Und dieses Angebot stösst auf eine grosse Nachfrage. «Denn die Vielseitigkeitsreiterei hat sich in der Schweiz in letzter Zeit äusserst positiv entwickelt», berichtet Patrick Rüegg. Immer mehr Schweizer gehen an Concours Complet Turnieren an den Start und verbuchen dabei auch Erfolge auf dem internationalen Parkett. So belegten Schweizer Vielseitigkeitsreiterinnen und -reiter an zwei kürzlich im italienischen Montelibretti und Pratoni del Vivaro ausgetragenen, hochkarätig besetzten Turnieren zahlreiche gute Klassierungen und gar Podestplätze. 

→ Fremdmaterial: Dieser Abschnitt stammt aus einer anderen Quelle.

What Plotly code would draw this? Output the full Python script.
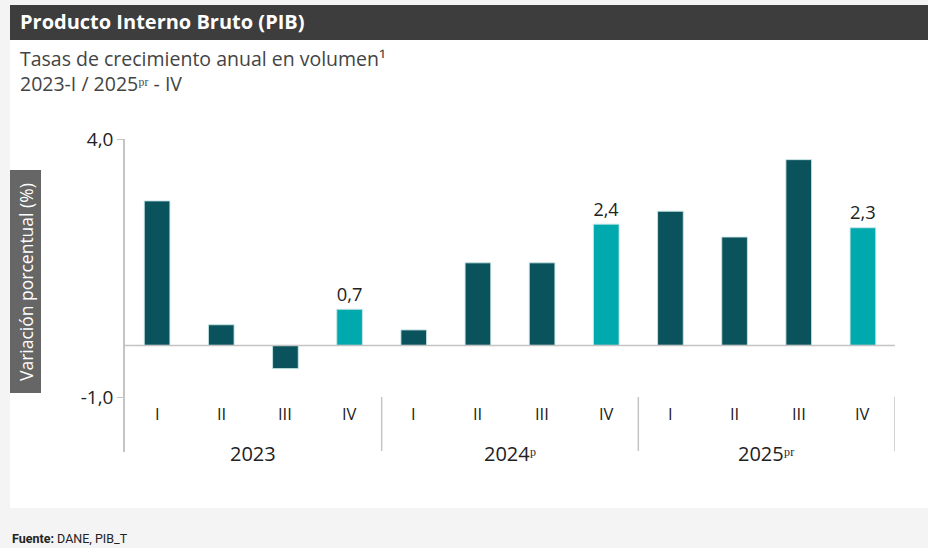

Diese Erfolge sind auch dem innovativen Förderprogramm «Masterclass Swiss Eventing» zu verdanken. Dank Bundesbeiträgen aus dem Nationalen Sportanlagenkonzept können Trainings unter Wettkampfbedingungen und ein Monitoring durch wissenschaftliche Studien zu Fitness, Belastung oder Thermoregulation der Sportlerpaare, angeboten werden. Und mit beispielsweise dem Nationalen Pferdezentrum in Bern oder dem Nationalen Reitsportzentrum (IENA) in Avenches VD verfügt die Schweiz über Institutionen, die für das Training und die Ausrichtung von Turnieren dieser Disziplin ausgezeichnete Voraussetzungen bieten. So bestätigte der Equipenchef des Schweizer CC-Teams, Dominik Burger, Mitte Dezember 2020 die offizielle Kandidatur des IENA für die Ausrichtung der Concours-Complet-Europameisterschaft im September 2021.